Le deuxième mouvement est celui opéré par le narrateur, appréhendable dans une variation des échelles d’analyse, qui constitue le troisième mouvement, celui du chercheur, pour interroger le corpus.

Notes
163.

Cf. Chapitre I. 3. 4.

164.

Dans la notion de porte-parole, la question de l’institution nous paraît fondamentale. Et pourtant, nous prenons le parti, ici, de l’ignorer. Cette posture tient deux réflexions en son creux. La première relève de la mise en abîme du monde de l’opinion (que nous investirons au chap. III).
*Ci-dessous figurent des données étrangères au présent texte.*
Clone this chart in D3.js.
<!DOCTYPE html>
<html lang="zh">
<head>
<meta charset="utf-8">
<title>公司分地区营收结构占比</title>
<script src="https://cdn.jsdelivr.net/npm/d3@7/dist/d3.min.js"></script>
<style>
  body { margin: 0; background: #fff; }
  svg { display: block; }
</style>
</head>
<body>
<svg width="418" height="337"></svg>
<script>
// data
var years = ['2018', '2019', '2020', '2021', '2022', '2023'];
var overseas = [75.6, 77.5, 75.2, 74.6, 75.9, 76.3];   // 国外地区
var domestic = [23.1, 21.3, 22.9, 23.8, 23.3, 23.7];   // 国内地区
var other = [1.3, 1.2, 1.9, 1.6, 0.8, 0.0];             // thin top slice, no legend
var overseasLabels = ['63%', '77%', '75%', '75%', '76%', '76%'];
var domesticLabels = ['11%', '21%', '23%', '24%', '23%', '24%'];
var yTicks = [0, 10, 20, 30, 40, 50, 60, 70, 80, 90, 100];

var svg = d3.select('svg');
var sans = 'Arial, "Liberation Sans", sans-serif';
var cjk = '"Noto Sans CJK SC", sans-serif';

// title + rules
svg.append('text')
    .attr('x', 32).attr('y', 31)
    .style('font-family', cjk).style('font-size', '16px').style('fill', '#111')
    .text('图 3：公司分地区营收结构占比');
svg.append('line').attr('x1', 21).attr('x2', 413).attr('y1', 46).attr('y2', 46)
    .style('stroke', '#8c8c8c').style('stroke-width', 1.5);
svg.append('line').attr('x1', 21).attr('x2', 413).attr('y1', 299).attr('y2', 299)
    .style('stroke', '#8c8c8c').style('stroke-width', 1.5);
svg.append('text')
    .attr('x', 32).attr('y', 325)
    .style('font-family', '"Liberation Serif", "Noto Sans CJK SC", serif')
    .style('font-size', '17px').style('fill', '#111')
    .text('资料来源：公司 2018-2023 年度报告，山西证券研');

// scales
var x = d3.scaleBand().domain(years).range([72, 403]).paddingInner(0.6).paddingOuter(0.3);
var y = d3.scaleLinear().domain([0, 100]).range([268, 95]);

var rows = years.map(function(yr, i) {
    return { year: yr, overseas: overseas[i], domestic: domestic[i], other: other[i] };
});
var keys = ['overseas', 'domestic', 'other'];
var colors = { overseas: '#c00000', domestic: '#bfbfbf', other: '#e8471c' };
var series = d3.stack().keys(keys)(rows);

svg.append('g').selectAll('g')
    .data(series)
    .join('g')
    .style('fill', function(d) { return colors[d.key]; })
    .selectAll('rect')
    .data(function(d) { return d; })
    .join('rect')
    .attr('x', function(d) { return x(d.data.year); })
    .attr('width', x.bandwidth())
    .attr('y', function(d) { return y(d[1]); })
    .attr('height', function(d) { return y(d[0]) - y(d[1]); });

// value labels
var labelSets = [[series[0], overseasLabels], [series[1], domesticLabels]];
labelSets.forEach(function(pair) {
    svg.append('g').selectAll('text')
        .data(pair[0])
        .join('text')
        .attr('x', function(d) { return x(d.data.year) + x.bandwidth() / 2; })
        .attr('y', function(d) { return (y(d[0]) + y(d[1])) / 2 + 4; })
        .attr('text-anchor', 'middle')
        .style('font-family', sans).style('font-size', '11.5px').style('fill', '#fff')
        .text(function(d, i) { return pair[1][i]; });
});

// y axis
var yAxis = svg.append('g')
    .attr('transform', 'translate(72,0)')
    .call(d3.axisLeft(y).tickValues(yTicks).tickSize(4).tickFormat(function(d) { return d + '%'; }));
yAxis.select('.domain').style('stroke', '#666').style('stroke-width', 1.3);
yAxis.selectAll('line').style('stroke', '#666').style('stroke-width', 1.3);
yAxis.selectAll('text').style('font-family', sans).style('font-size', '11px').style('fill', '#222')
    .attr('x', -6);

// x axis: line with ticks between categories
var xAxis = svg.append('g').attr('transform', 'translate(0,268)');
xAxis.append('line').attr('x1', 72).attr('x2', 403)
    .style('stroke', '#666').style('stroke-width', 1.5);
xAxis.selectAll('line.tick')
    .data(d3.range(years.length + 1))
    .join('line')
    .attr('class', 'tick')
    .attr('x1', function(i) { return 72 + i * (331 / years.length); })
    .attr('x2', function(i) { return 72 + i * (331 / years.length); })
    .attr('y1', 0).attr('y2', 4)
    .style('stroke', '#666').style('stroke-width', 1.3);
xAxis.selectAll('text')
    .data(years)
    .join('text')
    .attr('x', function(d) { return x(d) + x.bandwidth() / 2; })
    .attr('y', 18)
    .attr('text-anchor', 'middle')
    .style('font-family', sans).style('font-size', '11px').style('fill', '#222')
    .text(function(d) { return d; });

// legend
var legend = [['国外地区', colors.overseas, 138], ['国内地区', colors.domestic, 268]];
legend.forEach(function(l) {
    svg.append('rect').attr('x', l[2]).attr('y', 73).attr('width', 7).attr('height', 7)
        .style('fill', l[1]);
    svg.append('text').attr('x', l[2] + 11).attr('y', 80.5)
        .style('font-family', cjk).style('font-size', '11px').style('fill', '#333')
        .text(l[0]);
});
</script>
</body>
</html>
La seconde dépend de notre approche par l’incertitude de ce qu’il en est de ce qu’il est : en découvrant la peopolisation en train de se faire, l’institution se découvrira dans les formes de ce phénomène. En effet, nous reviendrons en conclusion sur l’institution et son identification comme un résultat de notre observation, pour comprendre finalement, où est l’institution dans notre objet et quel est le rapport de l’institution au journaliste comme porte-parole. (A noter que nous reprenons la définition de l’institution telle qu’elle est pensée par Boltanski (2009) qui s’affranchit de la définition bourdieusienne, distinction dont nous rendrons compte.)

165.

La conjugaison au passé souligne que nous ne pouvons observer que les résultats d’une traduction : les récits.

166.

DODIER, N., « L’espace et le mouvement du sens critique », Annales. Histoire, Sciences sociales, 1,2005, p. 27.